There he stayed until mid-1975. He considered doing a postgraduate degree (in Imperial and Commonwealth history, fact fans) but instead he applied, and got, a job as British editor of Marvel Comics, who published the unlikely feats and doings of comic characters like Spiderman, the Incredible Hulk, the Fantastic Four, Conan The Barbarian and so on. They were originally made in America – Neil had to make them suitable for a British audience. “I had to anglicize the spelling (i.e. change things like color to color), put bikinis on uncovered breasts. . .
” he recalls.
He stayed there a couple of years, not earning very much money, then got a job at a book publishers called Macdonald Educational. He was to spend the next few years in book publishing being responsible for books on cooking, squash, one called Animals in Action and – most famously – the Dairy Book of Home Management – a book you could buy off your friendly milkman with some cunning combination of money and bottle tops and which contained, Neil remembers, “chapters on gardening, electricity, and, of course, cookery.” It was quite a responsibility – as he was to say later once he’d enter the dizzy world of pop, “I’ve always said that after editing that, which had a huge budget and made millions, a lot of this pop stuff seems easy.”
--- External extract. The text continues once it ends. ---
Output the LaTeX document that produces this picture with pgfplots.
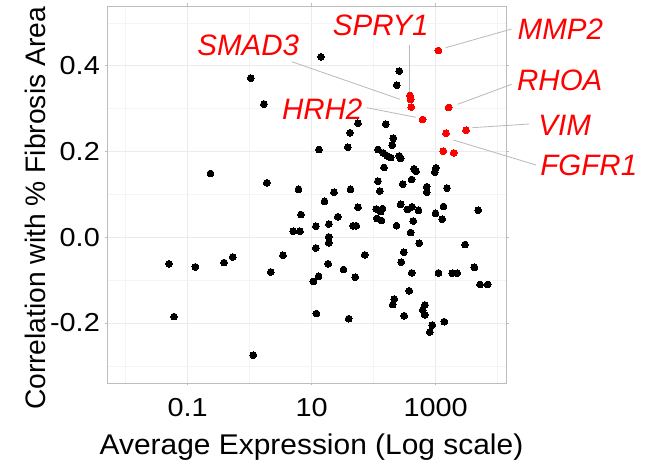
\documentclass[border=0pt]{standalone}
\usepackage{fontspec}
\setmainfont{Liberation Sans}
\newfontfamily\tickfont[FakeStretch=1.11]{Liberation Sans}
\newfontfamily\xtitlefont[FakeStretch=1.05]{Liberation Sans}
\usepackage{pgfplots}
\usepackage{pgfplotstable}
\pgfplotsset{compat=1.18}
\definecolor{bordergray}{HTML}{BDBDBD}
\definecolor{gridmaj}{HTML}{EBEBEB}
\definecolor{gridmin}{HTML}{F4F4F4}
\definecolor{segcol}{HTML}{B8B8B8}
\definecolor{labred}{HTML}{FF0000}

\pgfplotstableread{
x y
14.1 0.421
1.04 0.371
1.70 0.311
259 0.388
235 0.355
55.8 0.266
156 0.264
41.5 0.244
207 0.231
199.5 0.215
13.1 0.205
38.1 0.210
117 0.205
143 0.197
166 0.190
188 0.186
259 0.190
272 0.184
147 0.163
447 0.160
481 0.154
1012 0.162
964 0.152
410 0.135
294 0.124
117 0.131
716 0.118
716 0.105
1521 0.115
126 0.108
42.3 0.112
22.9 0.105
6.12 0.112
16.1 0.084
55.8 0.070
272 0.077
110 0.066
139 0.067
130 0.060
348 0.065
415 0.071
528 0.063
993 0.056
1337 0.072
1276 0.042
435 0.038
6.71 0.053
26.4 0.048
112 0.044
134 0.039
19.0 0.031
11.7 0.026
46.3 0.027
52.4 0.027
233 0.027
5.05 0.014
6.47 0.014
18.8 0.001
18.8 -0.013
11.7 -0.025
71.6 -0.041
395 0.011
542 -0.014
2972 -0.017
4842 0.063
306 -0.035
279 -0.058
18.5 -0.062
32.6 -0.075
50.4 -0.093
12.9 -0.091
10.6 -0.103
410 -0.083
1109 -0.083
1845 -0.084
2222 -0.084
4200 -0.070
5190 -0.110
6900 -0.110
375 -0.125
215 -0.144
203 -0.157
671 -0.158
617 -0.170
667 -0.181
310 -0.183
1377 -0.197
881 -0.205
804 -0.221
11.9 -0.178
39.5 -0.190
0.233 0.149
1.89 0.127
3.44 -0.042
2.18 -0.081
0.385 -0.059
0.532 -0.046
0.133 -0.069
0.0499 -0.062
0.0601 -0.185
1.143 -0.275
}\blackpts

\pgfplotstableread{
x y
1101 0.436
385 0.331
395 0.322
404 0.304
1622 0.303
617 0.275
3085 0.250
1466 0.243
1327 0.201
1950 0.197
}\redpts

\begin{document}
\begin{tikzpicture}[x=1bp,y=1bp]
\useasboundingbox (0,0) rectangle (649,476);
\begin{axis}[
  at={(107.5bp,93bp)}, anchor=south west,
  scale only axis, width=398.5bp, height=377bp,
  xmode=log, log basis x=10,
  xmin=0.005086, xmax=13614, ymin=-0.340, ymax=0.5398,
  xtick={0.1,10,1000}, xticklabels={0.1,10,1000},
  minor xtick={0.01,1,100,10000},
  ytick={-0.2,0,0.2,0.4}, yticklabels={-0.2,0.0,0.2,0.4},
  minor ytick={-0.3,-0.1,0.1,0.3,0.5},
  grid=both,
  major grid style={gridmaj, line width=0.8bp},
  minor grid style={gridmin, line width=0.5bp},
  axis line style={bordergray, line width=0.8bp},
  tick align=outside, major tick length=2.5bp, minor tick length=0pt,
  tick style={bordergray, line width=0.8bp},
  /pgf/number format/assume math mode=true,
  xticklabel style={font=\tickfont\fontsize{26bp}{26bp}\selectfont, inner sep=0pt, anchor=north, yshift=-12.5bp},
  yticklabel style={font=\tickfont\fontsize{26bp}{26bp}\selectfont, inner sep=0pt, anchor=east, xshift=-5bp},
]
\addplot[only marks, mark=*, mark size=3.4bp, mark options={fill=black, draw=black, line width=0pt}] table[x=x,y=y]{\blackpts};
\addplot[only marks, mark=*, mark size=3.4bp, mark options={fill=labred, draw=labred, line width=0pt}] table[x=x,y=y]{\redpts};
\end{axis}
% leader segments
\begin{scope}[segcol, line width=0.8bp]
\draw (409.3,431) -- (409.3,384);
\draw (291.7,414.3) -- (400,376.7);
\draw (366.7,368.3) -- (416,358.7);
\draw (445.7,428.3) -- (511.7,447);
\draw (457.7,371.7) -- (511.7,391.7);
\draw (472.3,348.3) -- (529.3,352);
\draw (453.3,336) -- (536,311);
\end{scope}
% gene labels
\begin{scope}[every node/.style={text=labred, inner sep=0pt, anchor=center, font=\fontsize{29.5bp}{30bp}\selectfont\itshape}]
\node at (380.8,451) {SPRY1};
\node at (248.3,431) {SMAD3};
\node at (322.2,367.2) {HRH2};
\node at (560.3,446.8) {MMP2};
\node at (559.8,395.2) {RHOA};
\node at (564.7,350.2) {VIM};
\node at (588.8,310.2) {FGFR1};
\end{scope}
% axis titles
\node[anchor=base, inner sep=0pt, font=\xtitlefont\fontsize{28.5bp}{29bp}\selectfont] at (311.5,21) {Average Expression (Log scale)};
\node[anchor=base, rotate=90, inner sep=0pt, font=\fontsize{28.2bp}{29bp}\selectfont] at (45,267.5) {Correlation with \% Fibrosis Area};
\end{tikzpicture}
\end{document}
Already, you see, that pop stuff was on his mind. Throughout all these years he’d carried on writing songs on this piano or guitar at home, occasionally playing them to friends. When synthesizers started being used by lots of pop groups at the beginning of the 1980s he even popped into an electrical shop on the Kings Road near where he lived to get some bits and pieces for his synthesizer. There he got chatting to a bloke called Chris, who, funnily enough, has a story of his own. . .
Quote from Neil at Smash Hits magazine
“I’ll always remember sitting in the bowels of the Chief Hydra, where they had this funny thing called a Television, and on the TV was Top Of The Pops. And I remember watching Cilia Black signing You Are My World and I use to thing how fab she was. I’ve always been a big fan of Cilia of course.”
Hidden Secrets about Neil
This information, based on Western and Chinese astrology and Chinese face reading, was published in an unknown magazine
Neil Tennant. Sun Sign – Cancer. Born in the Chinese year of The Horse In The Clouds.
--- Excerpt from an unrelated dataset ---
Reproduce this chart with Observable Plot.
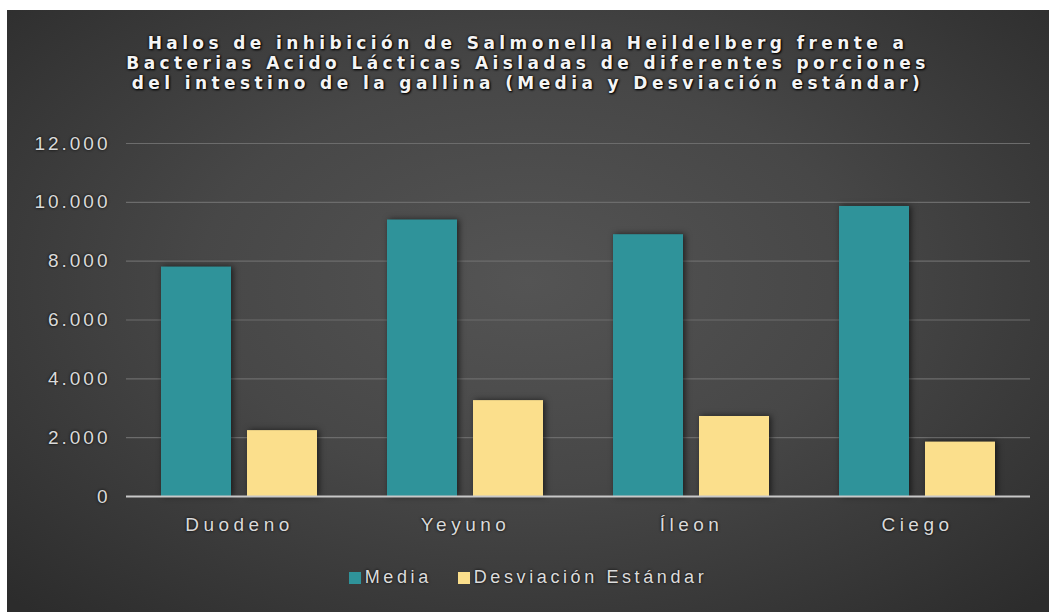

As a Cancerian born mid-cycle, Neil is hard working sensitive and devious. As a Horse In The Clouds he is also very, very ambitious. He gets things done even if it means bullying Chris, but sometimes he manipulates people just for fun – the cad. It’s hunky dory at the moment but he’d better watch out – Horse In The Clouds people often find things going wrong when they reach their 40s.As a horse,
Neil attracts people easily but finds it hard to trust them. And as a Cancerian, beneath that cool exterior he’s a mass of insecurities and jealousies. He’ll hold back from commitment for as long as he can because when he falls in love he falls hard and it hurts. Coincidentally, here is N. Tennant on love: “Wake Up is about unrequited love, which is a very frustrating thing. It’s like a dream or even a nightmare almost. You wish you weren’t in love with them.

” Sob!Face – A bucket shaped face indicates real highs and lows of fortune and a tendency to be gloomy! Sign of someone who needs praise to feed a large ego and who also holds back in his relationships.
Eyes – Triangular eyes mean that he dislikes people who disagree with him and he can use people for his own ambitious ends. The hollows at the edges of his eyes shows a cynicism about love. (“I love you, you pay my rent.”?)
Nose – Thin nostrils like Napoleon’s show an adventurous spirit. But they can also mean a lonely middle age – another warning that he should value his friends.
Mouth – It’s thick! He has red lips! It’s a well defined triangular shape! He’s passionate! And emotionally changeable!
Ears – They stick out, which indicate a tendency to be mistaken for the FA cup, and a need a need to slog for success. They’re long which shows canniness and the dainty pointed tips show he’s stubborn.
Chin – His chin is flat! Ooo-er, yet another sign that he may have problems later on in life. “Wait until tomorrow and there’s still no guarantee.” Precisely!